Wesprzyj nas już teraz!
Szef łotewskiego rządu podkreślił, że wszystkie kraje europejskie muszą wzmocnić swój przemysł obronny, gdyż jak zaznaczył: „Rosja produkuje 24 godziny na dobę, przestawili się na gospodarkę wojenną. My wciąż produkujemy w trybie pokojowym”.
„To prawda, że wszyscy chcemy pokoju. Ale jedyną drogą do pokoju jest zwycięstwo Ukrainy. A do tego potrzebuje naszej broni” – podkreślił Karinsz.

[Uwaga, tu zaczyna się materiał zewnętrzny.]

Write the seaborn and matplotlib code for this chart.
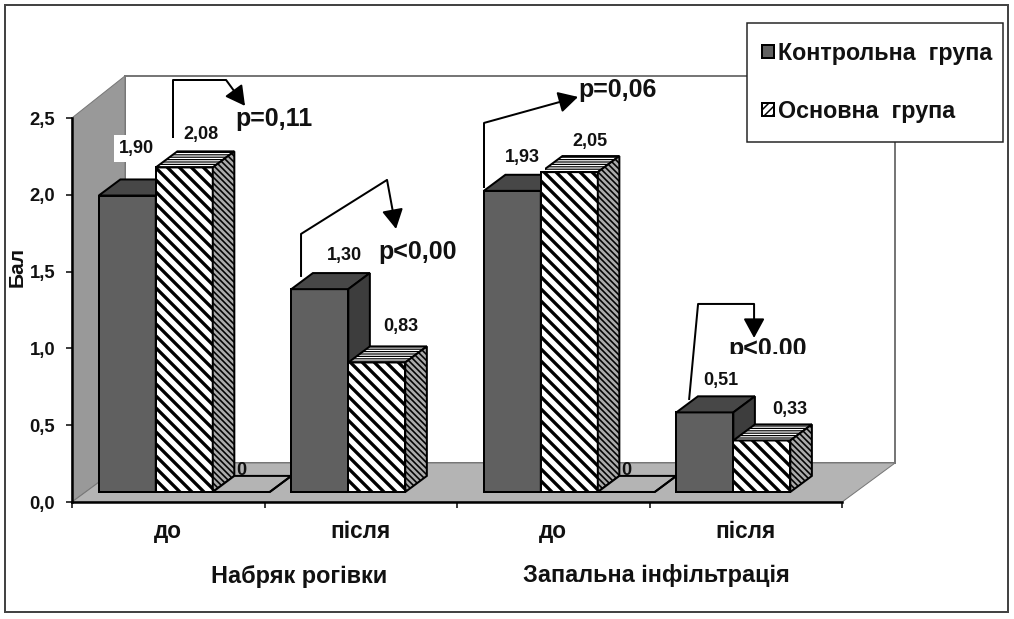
import pandas as pd
import matplotlib.pyplot as plt
import seaborn as sns
from matplotlib.patches import Patch, Polygon, Rectangle

# chart values
groups = ['Набряк до', 'Набряк після', 'Інфільтрація до', 'Інфільтрація після']
tick_labels = ['до', 'після', 'до', 'після']
series = ['Контрольна група', 'Основна група', 'Порожньо']
control = [1.90, 1.30, 1.93, 0.51]
main_group = [2.08, 0.83, 2.05, 0.33]
empty = [0, None, 0, None]
y_ticks = [0.0, 0.5, 1.0, 1.5, 2.0, 2.5]

W, H = 1014, 619
DARK = '#606060'
FLOOR = '#b4b4b4'
WALL = '#999999'
EDGE = '#777777'
INK = '#111111'

sns.set_theme(style='white')
plt.rcParams['font.family'] = ['Liberation Sans', 'DejaVu Sans']
plt.rcParams['hatch.linewidth'] = 3.3
plt.rcParams['hatch.color'] = 'black'

df = pd.DataFrame({
    'group': groups * 3,
    'series': [series[0]] * 4 + [series[1]] * 4 + [series[2]] * 4,
    'value': control + main_group + empty,
}).dropna()
df['group'] = pd.Categorical(df['group'], categories=groups)

fig = plt.figure(figsize=((W + 0.1) / 72, (H + 0.1) / 72), dpi=72, facecolor='white')


def box(x0, y0, x1, y1):
    # pixel box (y from top) to figure fractions
    return [x0 / W, 1 - y1 / H, (x1 - x0) / W, (y1 - y0) / H]


def pixel_axes(z):
    a = fig.add_axes([0, 0, 1, 1], zorder=z)
    a.set_xlim(0, W)
    a.set_ylim(H, 0)
    a.axis('off')
    return a


# back walls and floor
back = pixel_axes(0)
back.add_patch(Polygon([(125, 76), (895, 76), (895, 463), (125, 463)], fc='white', ec=EDGE, lw=2))
back.add_patch(Polygon([(72, 118), (125, 76), (125, 463), (72, 502)], fc=WALL, ec=EDGE, lw=1))
back.add_patch(Polygon([(125, 463), (895, 463), (842, 502), (72, 502)], fc=FLOOR, ec=EDGE, lw=1))
back.add_patch(Rectangle((5, 5), 1003, 607, fc='none', ec='#444444', lw=2))

# axis with ticks
ax = fig.add_axes(box(72, 118, 842, 502), zorder=1)
ax.patch.set_alpha(0)
ax.set_xlim(0, 4)
ax.set_ylim(0, 2.5)
for s in ['top', 'right']:
    ax.spines[s].set_visible(False)
for s in ['left', 'bottom']:
    ax.spines[s].set_linewidth(2.5)
    ax.spines[s].set_color('black')
ax.set_yticks(y_ticks)
ax.set_yticklabels([f'{v:.1f}'.replace('.', ',') for v in y_ticks], fontsize=18.5, fontweight='bold', color=INK)
ax.set_xticks([0, 1, 2, 3, 4])
ax.set_xticklabels([])
ax.set_xticks([0.5, 1.5, 2.5, 3.5], minor=True)
ax.set_xticklabels(tick_labels, minor=True, fontsize=22.5, fontweight='bold', color=INK)
ax.tick_params(axis='both', which='major', length=6, width=1.5, color='black', left=True, bottom=True, pad=11)
ax.tick_params(axis='x', which='minor', length=0, pad=18)
ax.set_ylabel('Бал', fontsize=21, fontweight='bold', color=INK)
ax.yaxis.set_label_coords(-45 / 770, 235 / 384)

# bars
bars = fig.add_axes(box(88, 102, 858, 492), zorder=2)
bars.patch.set_alpha(0)
sns.barplot(data=df, x='group', y='value', hue='series', hue_order=series,
            palette=[DARK, 'white', FLOOR], saturation=1, width=0.888, gap=0,
            edgecolor='black', linewidth=2, legend=False, ax=bars)
bars.set_xlim(-0.5, 3.5)
bars.set_ylim(0, 2.5)
bars.axis('off')

DEPTH_X = 0.112
DEPTH_Y = 0.103
top_style = [dict(fc='#474747'), dict(fc='white', hatch='-----'), dict(fc=FLOOR)]
side_style = [dict(fc='#3d3d3d'), dict(fc='#aaaaaa', hatch='\\\\\\\\'), dict(fc=FLOOR)]

labels = []
for i, cont in enumerate(bars.containers):
    for p in cont.patches:
        x0, w, h = p.get_x(), p.get_width(), p.get_height()
        z = 3 + p.get_x()
        p.set_zorder(z)
        p.set_clip_on(False)
        if i == 1:
            p.set_hatch('\\\\')
        top = Polygon([(x0, h), (x0 + w, h), (x0 + w + DEPTH_X, h + DEPTH_Y), (x0 + DEPTH_X, h + DEPTH_Y)],
                      ec='black', lw=2, zorder=z, clip_on=False, **top_style[i])
        side = Polygon([(x0 + w, 0), (x0 + w + DEPTH_X, DEPTH_Y), (x0 + w + DEPTH_X, h + DEPTH_Y), (x0 + w, h)],
                       ec='black', lw=2, zorder=z, clip_on=False, **side_style[i])
        if i == 1:
            top.set_hatch_linewidth(1.2)
            side.set_hatch_linewidth(1.6)
        bars.add_patch(top)
        bars.add_patch(side)
        labels.append((x0 + w / 2, h, i))

# label offsets from bar centre and top, pixels
label_shift = {
    (0, 0): (9, 47), (1, 0): (25, 34), (2, 0): (10, 33), (3, 0): (16, 32),
    (0, 1): (17, 33), (1, 1): (24, 36), (2, 1): (21, 31), (3, 1): (28, 31),
}
for x, h, i in labels:
    if i == 2:
        bars.annotate('0', (x, h), xytext=(0, 22), textcoords='offset points', ha='center', va='center',
                      fontsize=18, fontweight='bold', color=INK, zorder=20, annotation_clip=False)
        continue
    g = round(x + 0.296 * (1 - i))
    dx, dy = label_shift[(g, i)]
    bars.annotate(f'{h:.2f}'.replace('.', ','), (x, h), xytext=(dx, dy), textcoords='offset points',
                  ha='center', va='center', fontsize=18, fontweight='bold', color=INK, zorder=20,
                  annotation_clip=False, bbox=dict(fc='white', ec='none', pad=5))

# annotations on top
front = pixel_axes(5)


def bent_arrow(points):
    xs, ys = zip(*points[:-1])
    front.plot(xs, ys, color='black', lw=2, solid_capstyle='butt')
    front.annotate('', xy=points[-1], xytext=points[-2],
                   arrowprops=dict(arrowstyle='-|>,head_width=0.6,head_length=1.1', color='black', lw=2,
                                   shrinkA=0, shrinkB=0, mutation_scale=15))


bent_arrow([(173, 138), (173, 80), (226, 80), (245, 106)])
bent_arrow([(301, 277), (301, 234), (387, 180), (396, 229)])
bent_arrow([(484, 188), (484, 123), (578, 97)])
bent_arrow([(689, 400), (698, 304), (754, 304), (754, 338)])

p_text = dict(fontsize=25, fontweight='bold', color=INK, ha='left', va='baseline')
front.text(235, 126, 'p=0,11', **p_text)
front.text(378, 259, 'p<0,00', **p_text)
front.text(578, 97, 'p=0,06', **p_text)
t = front.text(728, 356, 'p<0,00', **p_text)
t.set_clip_path(Rectangle((700, 330), 120, 24, transform=front.transData))
t.set_clip_on(True)

front.text(299, 576, 'Набряк рогівки', fontsize=23.5, fontweight='bold', color=INK, ha='center', va='center')
front.text(656, 575, 'Запальна інфільтрація', fontsize=23.5, fontweight='bold', color=INK, ha='center', va='center')

# legend
front.add_patch(Rectangle((747, 23), 256, 119, fc='white', ec='#222222', lw=1.5, zorder=10))
handles = [Patch(fc=DARK, ec='black', lw=2), Patch(fc='white', ec='black', lw=2, hatch='///')]
leg = front.legend(handles, ['Контрольна  група', 'Основна  група'], loc='upper left',
                   bbox_to_anchor=(762, 42), bbox_transform=front.transData, frameon=False,
                   prop=dict(family='Liberation Sans', weight='bold', size=23.3),
                   handlelength=0.5, handleheight=0.5, handletextpad=0.2, labelspacing=1.5,
                   borderpad=0, borderaxespad=0)
leg.set_zorder(11)
leg.legend_handles[1].set_hatch_linewidth(1.5)
for text in leg.get_texts():
    text.set_color(INK)

fig.savefig('out.png', dpi=72)
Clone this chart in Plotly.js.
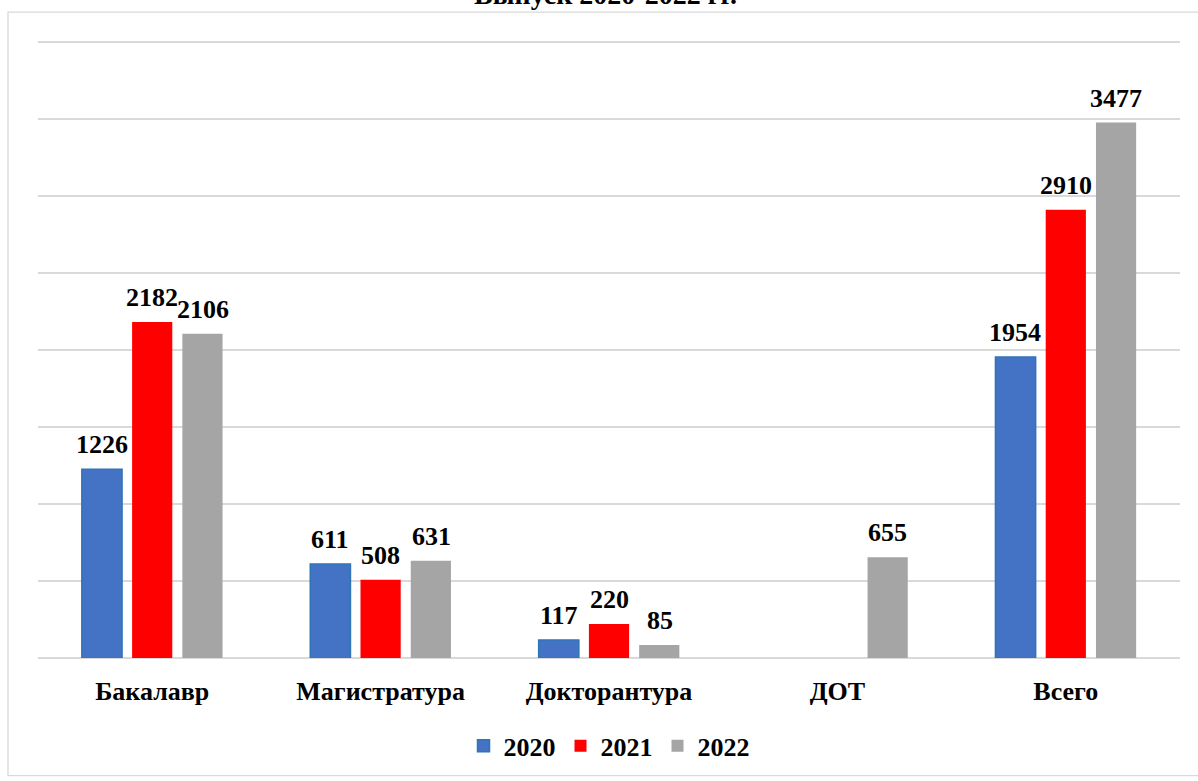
<!DOCTYPE html>
<html>
<head>
<meta charset="utf-8">
<script src="https://cdn.plot.ly/plotly-3.0.1.min.js"></script>
<style>html,body{margin:0;padding:0;background:#fff;}#chart{width:1198px;height:781px;}</style>
</head>
<body>
<div id="chart"></div>
<script>
const categories = ["Бакалавр", "Магистратура", "Докторантура", "ДОТ", "Всего"];
const years = ["2020", "2021", "2022"];
const values2020 = [1226, 611, 117, null, 1954];
const values2021 = [2182, 508, 220, null, 2910];
const values2022 = [2106, 631, 85, 655, 3477];
const colors = ["#4472C4", "#FF0000", "#A5A5A5"];
const lineColors = ["#2E75B6", "#FF0000", "#A5A5A5"];
const titleText = "Выпуск 2020-2022 гг.";

const series = [values2020, values2021, values2022];
const FONT = "Liberation Serif, Times New Roman, serif";
const traces = series.map((vals, i) => ({
  type: "bar",
  name: years[i],
  x: categories,
  y: vals,
  marker: {color: colors[i], line: {color: lineColors[i], width: i === 0 ? 1.5 : 0}}
}));

// value labels above bars
const offsets = [-50.5, 0, 50.5];
const annotations = [];
series.forEach((vals, i) => {
  vals.forEach((v, j) => {
    if (v === null) return;
    annotations.push({
      x: categories[j], y: v, xref: "x", yref: "y",
      text: "<b>" + v + "</b>", showarrow: false,
      xanchor: "center", yanchor: "bottom", xshift: offsets[i], yshift: 8,
      font: {family: FONT, size: 26, color: "#000"}
    });
  });
});
annotations.push({
  text: "<b>" + titleText + "</b>", xref: "paper", yref: "paper",
  x: (605 - 38) / 1142, y: 1 + 46 / 620, xanchor: "center", yanchor: "middle",
  showarrow: false, font: {family: FONT, size: 28, color: "#000"}
});

const layout = {
  width: 1198, height: 781,
  margin: {l: 38, r: 18, t: 40, b: 121},
  paper_bgcolor: "#fff", plot_bgcolor: "#fff",
  barmode: "group", bargap: 0.34, bargroupgap: 0.2,
  font: {family: FONT, color: "#000"},
  xaxis: {tickfont: {family: FONT, size: 26, color: "#000", weight: "bold"}, ticklabelstandoff: 15,
          showline: false, showgrid: false, ticks: ""},
  yaxis: {range: [0, 4013], dtick: 500, showticklabels: false, gridcolor: "#D9D9D9", gridwidth: 1.3,
          zeroline: true, zerolinecolor: "#D9D9D9", zerolinewidth: 1.3, showline: false, fixedrange: true},
  legend: {orientation: "h", x: 0.5, xanchor: "center", y: -0.142, yanchor: "middle",
           font: {family: FONT, size: 26, color: "#000", weight: "bold"}, itemwidth: 30, traceorder: "normal"},
  showlegend: true,
  annotations: annotations,
  shapes: [{type: "rect", xref: "paper", yref: "paper",
            x0: -30/1142, x1: 1.03, y0: -(778-660)/620, y1: 1 + 28/620,
            line: {color: "#D9D9D9", width: 1.3}, fillcolor: "rgba(0,0,0,0)", layer: "below"}]
};
Plotly.newPlot("chart", traces, layout, {displayModeBar: false, staticPlot: true});
</script>
</body>
</html>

Mówiąc o wydatkach na cele obronne, łotewski premier zaznaczył, że jego kraj w tym roku wyda więcej niż 2,5 proc. PKB (obecnie w NATO obowiązuje cel dwóch proc. – PAP). Jako „państwo frontowe” Łotwa nie ma wyboru – powiedział. Dodał, że najpierw należy zapewnić, że państwa członkowskie Sojuszu osiągną dwa procent wydatków na zbrojenia, ale powinniśmy już mówić o nowym celu „na przykład 2,5 procent” – powiedział Karinsz.
Środki finansowe przeznaczane przez Polskę na nowe uzbrojenie w ubiegłym roku były ponad dwukrotnie wyższe niż rok wcześniej. W 2023 r. Polska wyda na obronę ok. 4 proc. PKB, co stawia nas w czołówce NATO.